The Parker Solar Probe will fly straight through the wispy edges of the corona, or outer solar atmosphere, that was visible during last August’s total solar eclipse. It eventually will get within 3.8 million (6 million kilometers) of the sun’s surface, staying comfortably cool despite the extreme heat and radiation, and allowing scientists to vicariously explore the sun in a way never before possible.
No wonder scientists consider it the coolest, hottest mission under the sun, and what better day to launch to the sun than Sunday as NASA noted.
“Fly baby girl, fly!!” project scientist Nicola Fox of Johns Hopkins University tweeted just before liftoff. She urged it to “go touch the sun!”
Protected by a revolutionary new carbon heat shield and other high-tech wonders, the spacecraft will zip past Venus in October. That will set up the first solar encounter in November. Altogether, the Parker probe will make 24 close approaches to the sun on the seven-year, $1.5 billion undertaking.
Parker watches namesake go
For the second straight day, thousands of spectators jammed the launch site in the middle of the night as well as surrounding towns, including 91-year-old astrophysicist Eugene Parker for whom the spacecraft is named. He proposed the existence of solar wind, a steady, supersonic stream of particles blasting off the sun, 60 years ago.
“All I can say is, ‘Wow, here we go.’ We’re in for some learning over the next several years,” Parker said.

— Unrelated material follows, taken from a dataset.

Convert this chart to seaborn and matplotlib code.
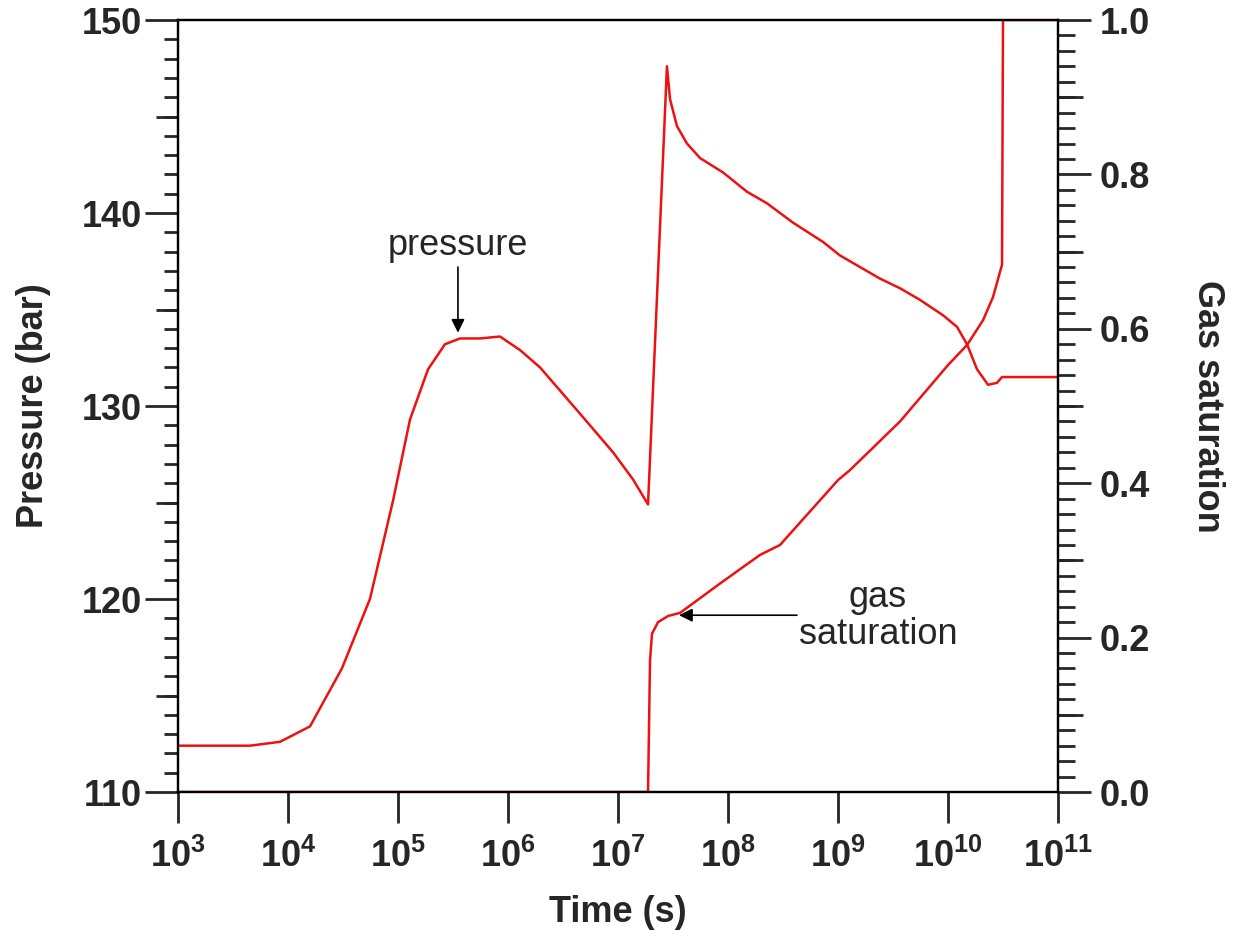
import numpy as np
import pandas as pd
import matplotlib
matplotlib.use("Agg")
import matplotlib.pyplot as plt
import seaborn as sns
from matplotlib.ticker import FixedLocator, MultipleLocator, NullLocator

# ---------------- data ----------------
p_logt = [3.0, 3.655, 3.927, 4.2, 4.49, 4.745, 4.955, 5.109, 5.273, 5.427,
          5.564, 5.745, 5.927, 6.109, 6.291, 6.655, 6.955, 7.136, 7.273,
          7.445, 7.473, 7.536, 7.627, 7.745, 7.955, 8.173, 8.355, 8.591,
          8.864, 9.018, 9.382, 9.564, 9.745, 9.955, 10.082, 10.173, 10.264,
          10.364, 10.445, 10.491, 11.0]
pressure = [112.4, 112.4, 112.6, 113.4, 116.4, 120.0, 125.1, 129.3, 131.9,
            133.2, 133.5, 133.5, 133.6, 132.9, 132.0, 129.6, 127.6, 126.2,
            124.9, 147.6, 145.9, 144.5, 143.6, 142.85, 142.1, 141.1, 140.5,
            139.5, 138.5, 137.8, 136.6, 136.1, 135.5, 134.7, 134.1, 133.2,
            131.9, 131.1, 131.2, 131.5, 131.5]

s_logt = [3.0, 7.273, 7.291, 7.309, 7.364, 7.455, 7.564, 7.927, 8.29, 8.473,
          9.0, 9.109, 9.564, 10.0, 10.173, 10.318, 10.409, 10.491, 10.5, 11.0]
saturation = [0.0, 0.0, 0.17, 0.205, 0.22, 0.228, 0.232, 0.27, 0.307, 0.32,
              0.404, 0.417, 0.48, 0.553, 0.579, 0.611, 0.641, 0.683, 1.0, 1.0]

x_ticks = [3, 4, 5, 6, 7, 8, 9, 10, 11]
left_ticks = [110, 120, 130, 140, 150]
right_ticks = [0.0, 0.2, 0.4, 0.6, 0.8, 1.0]

pdf = pd.DataFrame({"time": np.power(10.0, p_logt), "pressure": pressure})
sdf = pd.DataFrame({"time": np.power(10.0, s_logt), "saturation": saturation})

# ---------------- style ----------------
sns.set_style("ticks")
plt.rcParams["font.family"] = ["Liberation Sans", "DejaVu Sans"]
plt.rcParams["mathtext.fontset"] = "custom"
plt.rcParams["mathtext.rm"] = "Liberation Sans"
plt.rcParams["mathtext.bf"] = "Liberation Sans:bold"
plt.rcParams["axes.linewidth"] = 1.6

RED = "#ee1111"
FS = 26

fig = plt.figure(figsize=(12.36, 9.38), dpi=100)
ax = fig.add_axes([178 / 1236, 1 - 792 / 938, 880 / 1236, 772 / 938])
ax2 = ax.twinx()

sns.lineplot(data=pdf, x="time", y="pressure", ax=ax, color=RED, lw=1.8,
             sort=False, estimator=None)
sns.lineplot(data=sdf, x="time", y="saturation", ax=ax2, color=RED, lw=1.8,
             sort=False, estimator=None)

ax.set_xscale("log")
ax.set_xlim(1e3, 1e11)
ax.set_ylim(110, 150)
ax2.set_ylim(0, 1.0)

for s in list(ax.spines.values()) + list(ax2.spines.values()):
    s.set_visible(True)
    s.set_color("black")

# x ticks
ax.xaxis.set_major_locator(FixedLocator([10.0 ** k for k in x_ticks]))
ax.xaxis.set_minor_locator(NullLocator())
ax.set_xticklabels([r"$\mathbf{10^{%d}}$" % k for k in x_ticks])
ax.tick_params(axis="x", which="major", direction="out", length=22, width=2,
               labelsize=FS, pad=12, top=False)
ax2.tick_params(axis="x", which="both", top=False, bottom=False)

# left y
ax.yaxis.set_major_locator(FixedLocator(left_ticks))
ax.yaxis.set_minor_locator(MultipleLocator(1))
ax.set_yticklabels([str(v) for v in left_ticks], fontweight="bold")
ax.tick_params(axis="y", which="major", direction="out", length=24, width=2,
               labelsize=FS, pad=2, right=False)
ax.tick_params(axis="y", which="minor", direction="out", length=10, width=2,
               right=False)
secl = ax.secondary_yaxis("left")
secl.set_yticks([115, 125, 135, 145])
secl.tick_params(length=16, width=2, labelleft=False)
secl.spines["left"].set_visible(False)

# right y
ax2.yaxis.set_major_locator(FixedLocator(right_ticks))
ax2.yaxis.set_minor_locator(MultipleLocator(0.02))
ax2.set_yticklabels(["%.1f" % v for v in right_ticks], fontweight="bold")
ax2.tick_params(axis="y", which="major", direction="out", length=24, width=2,
                labelsize=FS, pad=6, left=False)
ax2.tick_params(axis="y", which="minor", direction="out", length=12, width=2,
                left=False)
secr = ax2.secondary_yaxis("right")
secr.set_yticks([0.1, 0.3, 0.5, 0.7, 0.9])
secr.tick_params(length=18, width=2, labelright=False)
secr.spines["right"].set_visible(False)

ax.set_xlabel("Time (s)", fontsize=FS, fontweight="bold", labelpad=14)
ax.set_ylabel("Pressure (bar)", fontsize=FS, fontweight="bold", labelpad=22)
ax2.set_ylabel("Gas saturation", fontsize=FS, fontweight="bold",
               rotation=270, labelpad=54)

# annotations
ax.text(10 ** 5.545, 138.34, "pressure", fontsize=FS, ha="center",
        va="center")
ax.annotate("", xy=(10 ** 5.545, 133.8), xytext=(10 ** 5.545, 137.2),
            arrowprops=dict(arrowstyle="-|>", color="black", lw=1.2,
                            mutation_scale=20, shrinkA=0, shrinkB=0))
ax2.text(10 ** 9.364, 0.228, "gas\nsaturation", fontsize=FS, ha="center",
         va="center", linespacing=1.1)
ax2.annotate("", xy=(10 ** 7.555, 0.229), xytext=(10 ** 8.627, 0.229),
             arrowprops=dict(arrowstyle="-|>", color="black", lw=1.2,
                             mutation_scale=20, shrinkA=0, shrinkB=0))

fig.savefig("out.png", dpi=100)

It was the first time NASA named a spacecraft after someone still alive, and Parker wasn’t about to let it take off without him. Saturday morning’s launch attempt was foiled by last-minute technical trouble.
“I’m just so glad to be here with him,” said NASA’s science mission chief, Thomas Zurbuchen. “Frankly, there’s no other name that belongs on this mission.”
The Delta IV Heavy rocket thundered into the pre-dawn darkness, thrilling onlookers for miles around. NASA needed the mighty 23-story rocket, plus a third stage, to get the diminutive Parker probe, the size of a small car and well under a ton, racing toward the sun.
From Earth, it is 93 million miles to the sun (150 million kilometers), and the Parker probe will be within 4 percent of that distance. That will be seven times closer than previous spacecraft.